Still, Applegreen – which had seen its number of sites treble since the flotation to total 559 at the end of June in Ireland, the UK, and the US – has not lost its appetite for expansion.
In September, Applegreen said it was part of a consortium that had been awarded a contract to develop 27 motorway service areas along the 917km New York State Thruway.
The US remains the biggest gas-guzzling nation on the planet, but its network of petrol stations is well behind Ireland and the UK in terms of food and other convenience offerings.
Complex
Much of the Irish group’s recent growth, particularly in the US, has been through joint ventures that shrewdly minimise the capital outlay for Applegreen – allowing it to focus on the high-margin stuff that it’s good at. But this has also made the group more complex for investors to get their heads around.
Its headline net debt pile of €480.9 million as of the end of August “appears high”, according to Smylie. It equates to more than 5.3 times Applegreen’s estimated earnings before interest, tax, depreciation and amortisation (ebitda) for this year.
But while the analyst notes that almost three-quarters of the borrowings sit within Welcome Break, which is 100 per cent consolidated on the group’s balance sheet even though it owns only 50.01 per cent of the business, it appears the market has been unwilling to dig deeper to see that “core” leverage is only 2.2 times earnings.
Brexit, which is bound to hit consumption in Ireland and the UK, irrespective of whether a trade deal can be pulled off, has only added to the stock’s woes.
The relatively low level of liquidity in the shares as more than 40 per cent remain in the hands of the founders has also been a turnoff for many potential investors. Meanwhile, the explosion of environmental, social and corporate governance (ESG) investing this year, as Covid-19 has brought climate change to the fore, has made fuel retailers a no-no for many big money managers.
The move to take Applegreen private comes as fuel retailers face the era of the electric vehicle.
Opportunities
Barrett predicted in an interview last month that 40 per cent of new cars bought in 2040 would be electric, offering Applegreen further opportunities to push its retail and ancillary offerings. The company charges 1,500 electric vehicles daily across its locations, with a dwell time for customers of about 25 minutes.
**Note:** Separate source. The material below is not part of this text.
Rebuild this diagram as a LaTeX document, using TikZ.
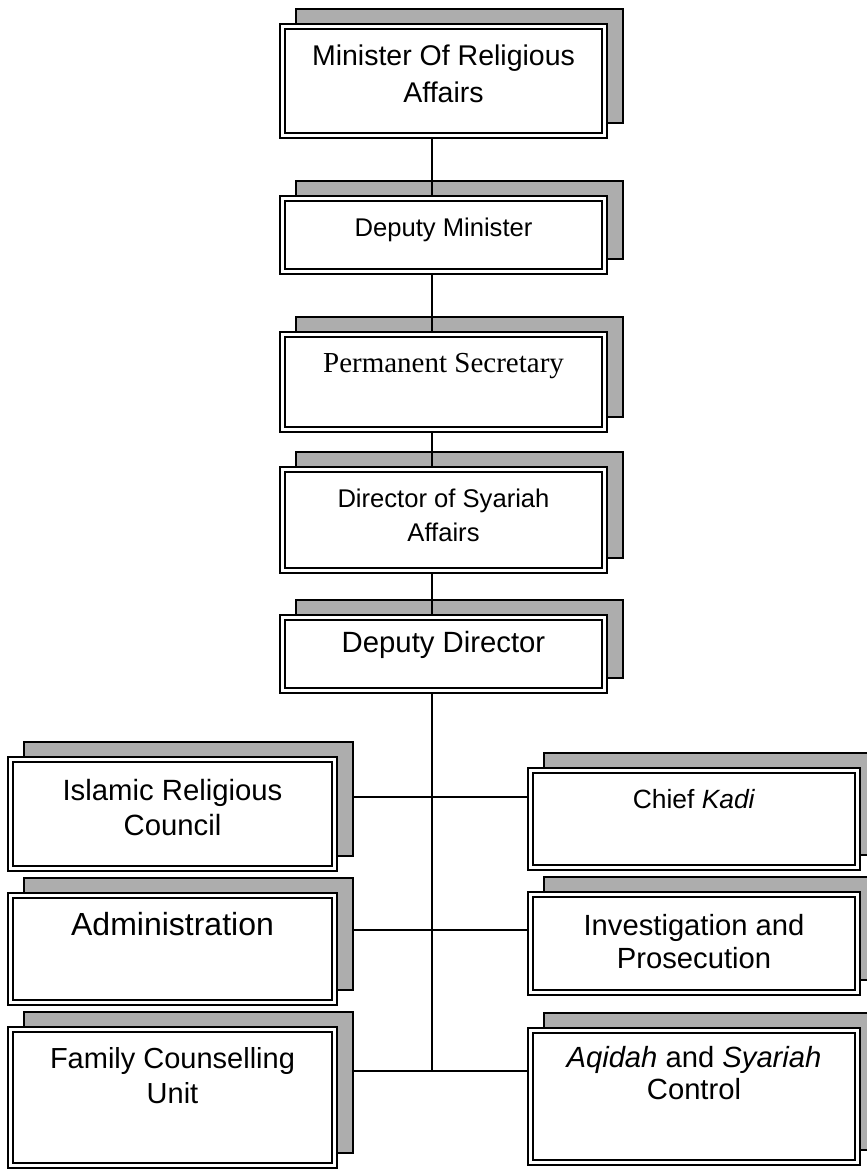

Installing charging facilities, however, is expensive. The Irish Petrol Retailers Association estimates a bank of three fast-charging stations costs €250,000-€300,000. Then there’s the risk that the technology quickly becomes obsolete, or drivers opt to charge their vehicles at home or in handier locations like supermarket car parks.
However, Etchingham (66), who founded the business in 1992 with one station in Ballyfermot in west Dublin, and Barrett (54), who joined a year later, appear confident Applegreen will be a winner from the transition – away from the public market.
The duo placed €21.7 million of their own shares in the market at the time of the IPO and sold a further €27 million of stock the following year. Their remaining holding – split 75:25 in favour of Etchingham – is valued at €287 million by the proposed offer. While they plan to retain a “significant equity stake” in the business, it’s expected they will take some money off the table as part of the deal.
Stock
Applegreen's 2015 flotation gave Dublin's Iseq index its first pure retail stock since department store Arnotts was taken private in 2003. Its exit will leave the market as even less of a reflection of the Irish economy.
Meanwhile, Etchingham and Barrett’s bid partner, Blackstone’s infrastructure arm, will be hoping the deal turns out better than a disastrous Irish investment by another part of the US group in recent years.
Blackstone Real Estate is facing more than €200 million of losses on the equity and loans it committed to its €950 million purchase in 2016 of the Blanchardstown Centre, which is in the process of being taken over by creditor Goldman Sachs.